A situação legislativa se agrava quando se trata dos influenciadores mirins: crianças e adolescentes que angariam dezenas de milhares de seguidores em redes sociais, ganhando fama e dinheiro com suas imagens no ambiente online, tudo com autorização e estímulo dos pais. “O influenciador mirim não é muito diferente da questão do trabalho infantil do mundo real”, observa Josiane.
“As consequências disso vão ser crianças que não viveram a sua infância e adolescência”
Josiane Veronese
Para Laura, os efeitos da fama na internet e a transformação das publicações em um trabalho podem ser prejudiciais à saúde mental de crianças e adolescentes. “No momento em que essa criança percebe que o trabalho dela ajuda no sustento da família, surge o medo de decepcionar os pais”, aponta. Com isso, torna-se mais difícil que a criança manifeste seu desejo de parar de ser exposta. “Os riscos e os danos são muito altos.”
Tema atrai atenção nas redes sociais
Desde a descoberta de sua gravidez, a influenciadora Samantha Lucena mudou seu nicho de conteúdo nas redes sociais. Atualmente com mais de 230 mil seguidores somados no TikTok e no Instagram, a criadora de conteúdo deixou de lado os vídeos sobre beleza e maquiagem para se dedicar à criação de conteúdo sobre seu dia a dia como mãe, tema que faz sucesso nas redes sociais. A hashtag #MaternidadeReal conta com mais de 11 milhões de postagens apenas no Instagram – no TikTok, são quase um milhão de vídeos com o termo.

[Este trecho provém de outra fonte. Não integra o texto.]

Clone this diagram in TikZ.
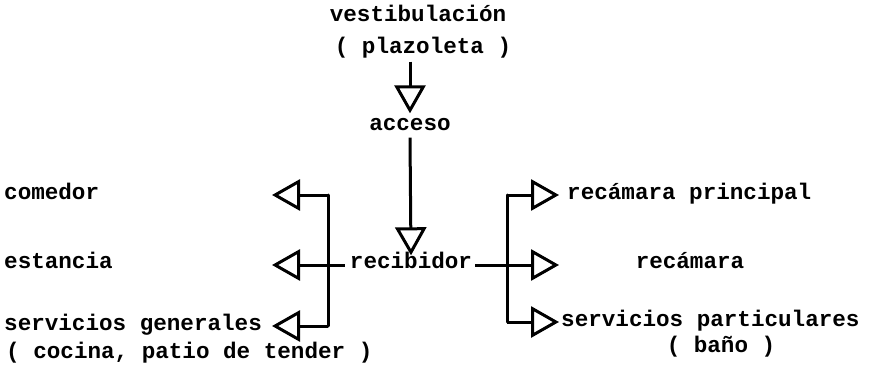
\documentclass[tikz,border=0pt]{standalone}
\usepackage{fontspec}
\setmonofont{Liberation Mono}
\usetikzlibrary{arrows.meta}
\begin{document}
\begin{tikzpicture}[x=1pt,y=-1pt,
  lbl/.style={font=\ttfamily\bfseries\fontsize{22.6}{24}\selectfont, inner sep=0pt, text height=11pt, text depth=4pt},
  bus/.style={line width=3pt, line cap=round, line join=round},
  flow/.style={line width=3pt, line join=round, -{Triangle[open, length=28pt, width=31pt, line width=3pt]}}]
\fill[white] (0,0) rectangle (870,377);
\useasboundingbox (0,0) rectangle (870,377);

% entrance sequence
\node[lbl] (vest) at (418,18) {vestibulación};
\node[lbl] (plaz) at (423,50) {( plazoleta )};
\node[lbl] (acc) at (410,127) {acceso};
\node[lbl] (rec) at (411,265) {recibidor};

% left group
\node[lbl, anchor=west] (com) at (4,196) {comedor};
\node[lbl, anchor=west] (est) at (4,265) {estancia};
\node[lbl, anchor=west] (sgen) at (4,327) {servicios generales};
\node[lbl, anchor=west] (coc) at (6,355) {( cocina, patio de tender )};

% right group
\node[lbl, anchor=west] (rprin) at (567,196) {recámara principal};
\node[lbl] (rcam) at (690,265) {recámara};
\node[lbl, anchor=west] (spart) at (561,323) {servicios particulares};
\node[lbl] (bano) at (721,349) {( baño )};

% bus lines and arrow tips
\coordinate (lbT) at (328,195);
\coordinate (lbB) at (328,326);
\coordinate (rbT) at (507,195);
\coordinate (rbB) at (507,322);
\coordinate (tCom) at (272,195);
\coordinate (tEst) at (272,265);
\coordinate (tSgen) at (272,326);
\coordinate (tRpr) at (559,195);
\coordinate (tRcm) at (559,265);
\coordinate (tSpa) at (559,322);

% vertical flow
\draw[flow] ([yshift=-4pt]plaz.south -| acc.north) -- ([yshift=6pt]acc.north);
\draw[flow] ([yshift=-3pt]acc.south) -- ([yshift=2pt]rec.north);

% left distribution
\draw[bus] (lbT) -- (lbB);
\draw[flow] (lbT) -- (tCom);
\draw[flow] ([xshift=-5pt]rec.west) -- (tEst);
\draw[flow] (lbB) -- (tSgen);

% right distribution
\draw[bus] (rbT) -- (rbB);
\draw[flow] (rbT) -- (tRpr);
\draw[flow] ([xshift=3pt]rec.east) -- (tRcm);
\draw[flow] (rbB) -- (tSpa);
\end{tikzpicture}
\end{document}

“Acabei atraindo um público mais de maternidade, e acabou que a parte de beleza e maquiagem foi cada vez mais diluindo”, conta. “O meu conteúdo foi se concentrando em maternidade, que é mais ou menos o que acontece quando as mulheres se tornam mães.”
Apesar de publicar vídeos que mostram a imagem da filha, Sophia, de um ano e sete meses, parte do conteúdo de Samantha também aborda a exposição desnecessária e irresponsável de crianças na internet, principalmente para monetização. A influenciadora conta que toma cuidado na seleção dos momentos da filha que compartilha nas redes. “A gente não sabe como vai ser no futuro pra essas crianças crescerem com coisas constrangedoras na internet”, reflete. Outra preocupação para a família é quanto à segurança da criança. “Ela ainda não vai pra escola, mas quando for tem que ter o cuidado de não mostrar o uniforme, não postar localização em tempo real nem fotos sem roupa”, exemplifica.
Apesar dos perigos que observa e tenta prevenir, Samantha também destaca o lado positivo do compartilhamento desse tipo de conteúdo. “Existe uma troca de experiências e de dicas que não seria possível sem essa comunidade”, aponta. “Eu ajudo outras mães do mesmo jeito que eu fui ajudada.”
A psicóloga Laura também destaca alguns pontos positivos. “Torna possível compartilhar momentos com pessoas que estão longe, compartilhar momentos de alegria, como uma festa de aniversário”, exemplifica. “Mas sempre lembrando de tomar os cuidados pra não expor a criança ao ridículo.”
Quais cuidados podem ser tomados?
Ao compartilhar imagens de crianças e adolescentes nas redes sociais, é necessário que algumas precauções sejam tomadas para proteger a privacidade e a integridade dos menores de idade. Preferencialmente, as fotos e os vídeos só devem ser visíveis para familiares e amigos próximos. Não incluir informações pessoais e identificáveis, como o nome completo, data de nascimento ou escola, também é importante. Situações que podem ser consideradas vergonhosas, como fotos no banho ou em outros momentos privados, não devem ser compartilhadas. Se possível, também é recomendado que o rosto da criança não seja mostrado nas fotos compartilhadas.